Return all the data below as it stands, minus the pictures.

-- START --

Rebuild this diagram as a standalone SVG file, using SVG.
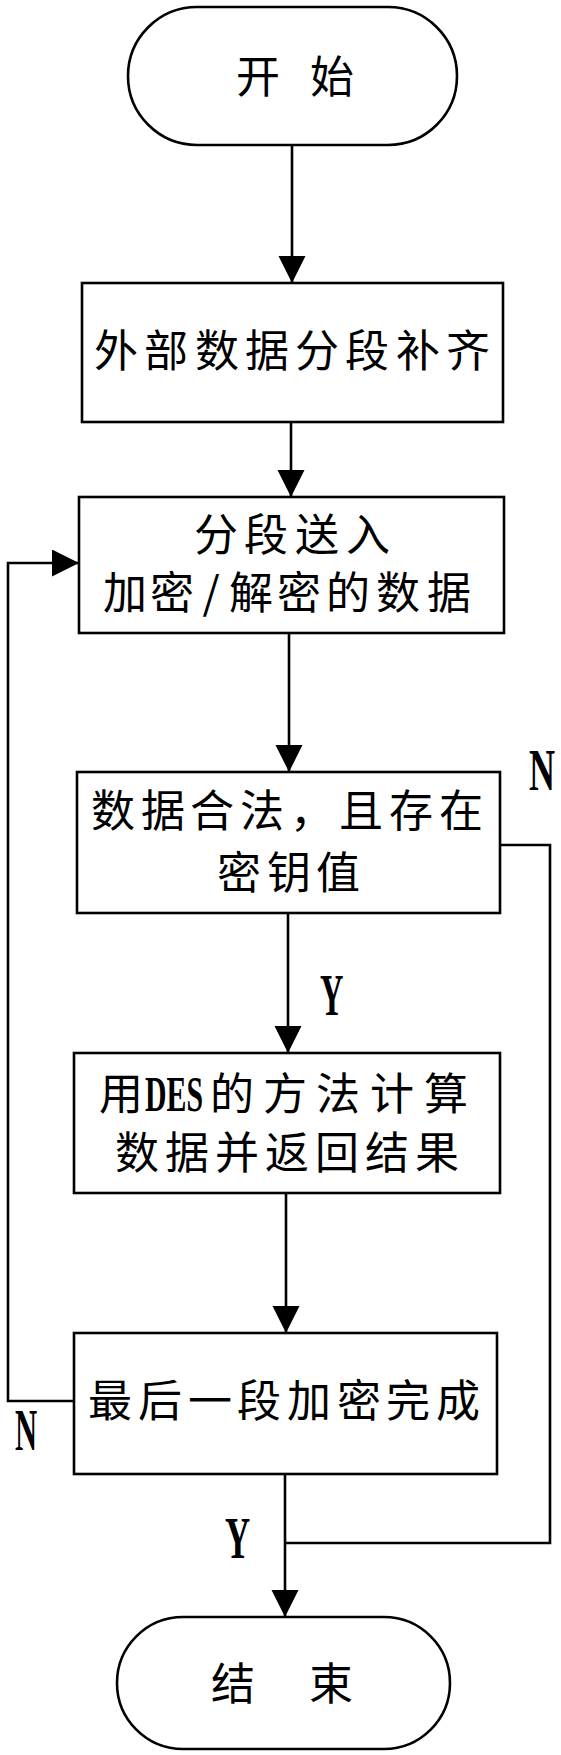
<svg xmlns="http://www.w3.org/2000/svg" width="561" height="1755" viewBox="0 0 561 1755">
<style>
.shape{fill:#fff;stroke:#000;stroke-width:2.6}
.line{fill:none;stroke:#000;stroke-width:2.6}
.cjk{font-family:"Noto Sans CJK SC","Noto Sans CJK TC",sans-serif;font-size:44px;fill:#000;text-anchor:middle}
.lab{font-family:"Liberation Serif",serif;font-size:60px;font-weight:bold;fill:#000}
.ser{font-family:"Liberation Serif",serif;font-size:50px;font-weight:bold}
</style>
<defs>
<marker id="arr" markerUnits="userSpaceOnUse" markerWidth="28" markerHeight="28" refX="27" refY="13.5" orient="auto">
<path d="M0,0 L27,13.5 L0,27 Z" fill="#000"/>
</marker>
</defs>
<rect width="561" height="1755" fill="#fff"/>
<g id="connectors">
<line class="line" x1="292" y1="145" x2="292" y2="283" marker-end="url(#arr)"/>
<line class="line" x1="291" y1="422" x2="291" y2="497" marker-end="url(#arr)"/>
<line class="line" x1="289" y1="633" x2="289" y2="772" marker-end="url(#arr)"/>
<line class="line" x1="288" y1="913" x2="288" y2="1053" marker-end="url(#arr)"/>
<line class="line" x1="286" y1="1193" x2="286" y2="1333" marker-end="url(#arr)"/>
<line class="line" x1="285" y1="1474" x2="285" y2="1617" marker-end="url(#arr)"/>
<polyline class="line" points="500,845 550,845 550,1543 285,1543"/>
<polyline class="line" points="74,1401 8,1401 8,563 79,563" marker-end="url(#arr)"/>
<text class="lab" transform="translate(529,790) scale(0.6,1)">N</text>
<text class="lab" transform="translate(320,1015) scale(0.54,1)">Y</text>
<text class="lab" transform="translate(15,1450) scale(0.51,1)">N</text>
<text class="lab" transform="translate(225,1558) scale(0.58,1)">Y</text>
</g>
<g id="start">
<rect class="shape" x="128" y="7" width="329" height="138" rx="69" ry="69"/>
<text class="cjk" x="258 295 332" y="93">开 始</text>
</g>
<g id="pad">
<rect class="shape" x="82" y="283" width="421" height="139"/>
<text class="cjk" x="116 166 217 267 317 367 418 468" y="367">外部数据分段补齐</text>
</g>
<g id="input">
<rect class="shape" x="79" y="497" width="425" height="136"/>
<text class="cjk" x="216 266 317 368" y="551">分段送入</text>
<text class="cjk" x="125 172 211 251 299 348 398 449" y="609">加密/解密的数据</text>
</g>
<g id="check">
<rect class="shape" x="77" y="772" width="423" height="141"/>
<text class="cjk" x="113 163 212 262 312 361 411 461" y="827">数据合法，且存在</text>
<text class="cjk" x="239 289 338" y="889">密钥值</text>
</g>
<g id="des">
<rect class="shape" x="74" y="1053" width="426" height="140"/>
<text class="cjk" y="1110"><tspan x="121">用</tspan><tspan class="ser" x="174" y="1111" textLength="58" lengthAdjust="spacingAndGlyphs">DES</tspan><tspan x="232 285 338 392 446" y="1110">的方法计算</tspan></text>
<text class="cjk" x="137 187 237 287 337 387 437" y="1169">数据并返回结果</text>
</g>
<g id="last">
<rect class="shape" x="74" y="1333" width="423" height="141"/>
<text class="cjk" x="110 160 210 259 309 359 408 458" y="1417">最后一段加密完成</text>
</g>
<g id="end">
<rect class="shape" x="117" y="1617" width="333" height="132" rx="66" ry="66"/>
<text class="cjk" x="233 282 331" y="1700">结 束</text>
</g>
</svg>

-- END --

• The answer
Rebuild this diagram as a standalone SVG file, using SVG.
<svg xmlns="http://www.w3.org/2000/svg" width="561" height="1755" viewBox="0 0 561 1755">
<style>
.shape{fill:#fff;stroke:#000;stroke-width:2.6}
.line{fill:none;stroke:#000;stroke-width:2.6}
.cjk{font-family:"Noto Sans CJK SC","Noto Sans CJK TC",sans-serif;font-size:44px;fill:#000;text-anchor:middle}
.lab{font-family:"Liberation Serif",serif;font-size:60px;font-weight:bold;fill:#000}
.ser{font-family:"Liberation Serif",serif;font-size:50px;font-weight:bold}
</style>
<defs>
<marker id="arr" markerUnits="userSpaceOnUse" markerWidth="28" markerHeight="28" refX="27" refY="13.5" orient="auto">
<path d="M0,0 L27,13.5 L0,27 Z" fill="#000"/>
</marker>
</defs>
<rect width="561" height="1755" fill="#fff"/>
<g id="connectors">
<line class="line" x1="292" y1="145" x2="292" y2="283" marker-end="url(#arr)"/>
<line class="line" x1="291" y1="422" x2="291" y2="497" marker-end="url(#arr)"/>
<line class="line" x1="289" y1="633" x2="289" y2="772" marker-end="url(#arr)"/>
<line class="line" x1="288" y1="913" x2="288" y2="1053" marker-end="url(#arr)"/>
<line class="line" x1="286" y1="1193" x2="286" y2="1333" marker-end="url(#arr)"/>
<line class="line" x1="285" y1="1474" x2="285" y2="1617" marker-end="url(#arr)"/>
<polyline class="line" points="500,845 550,845 550,1543 285,1543"/>
<polyline class="line" points="74,1401 8,1401 8,563 79,563" marker-end="url(#arr)"/>
<text class="lab" transform="translate(529,790) scale(0.6,1)">N</text>
<text class="lab" transform="translate(320,1015) scale(0.54,1)">Y</text>
<text class="lab" transform="translate(15,1450) scale(0.51,1)">N</text>
<text class="lab" transform="translate(225,1558) scale(0.58,1)">Y</text>
</g>
<g id="start">
<rect class="shape" x="128" y="7" width="329" height="138" rx="69" ry="69"/>
<text class="cjk" x="258 295 332" y="93">开 始</text>
</g>
<g id="pad">
<rect class="shape" x="82" y="283" width="421" height="139"/>
<text class="cjk" x="116 166 217 267 317 367 418 468" y="367">外部数据分段补齐</text>
</g>
<g id="input">
<rect class="shape" x="79" y="497" width="425" height="136"/>
<text class="cjk" x="216 266 317 368" y="551">分段送入</text>
<text class="cjk" x="125 172 211 251 299 348 398 449" y="609">加密/解密的数据</text>
</g>
<g id="check">
<rect class="shape" x="77" y="772" width="423" height="141"/>
<text class="cjk" x="113 163 212 262 312 361 411 461" y="827">数据合法，且存在</text>
<text class="cjk" x="239 289 338" y="889">密钥值</text>
</g>
<g id="des">
<rect class="shape" x="74" y="1053" width="426" height="140"/>
<text class="cjk" y="1110"><tspan x="121">用</tspan><tspan class="ser" x="174" y="1111" textLength="58" lengthAdjust="spacingAndGlyphs">DES</tspan><tspan x="232 285 338 392 446" y="1110">的方法计算</tspan></text>
<text class="cjk" x="137 187 237 287 337 387 437" y="1169">数据并返回结果</text>
</g>
<g id="last">
<rect class="shape" x="74" y="1333" width="423" height="141"/>
<text class="cjk" x="110 160 210 259 309 359 408 458" y="1417">最后一段加密完成</text>
</g>
<g id="end">
<rect class="shape" x="117" y="1617" width="333" height="132" rx="66" ry="66"/>
<text class="cjk" x="233 282 331" y="1700">结 束</text>
</g>
</svg>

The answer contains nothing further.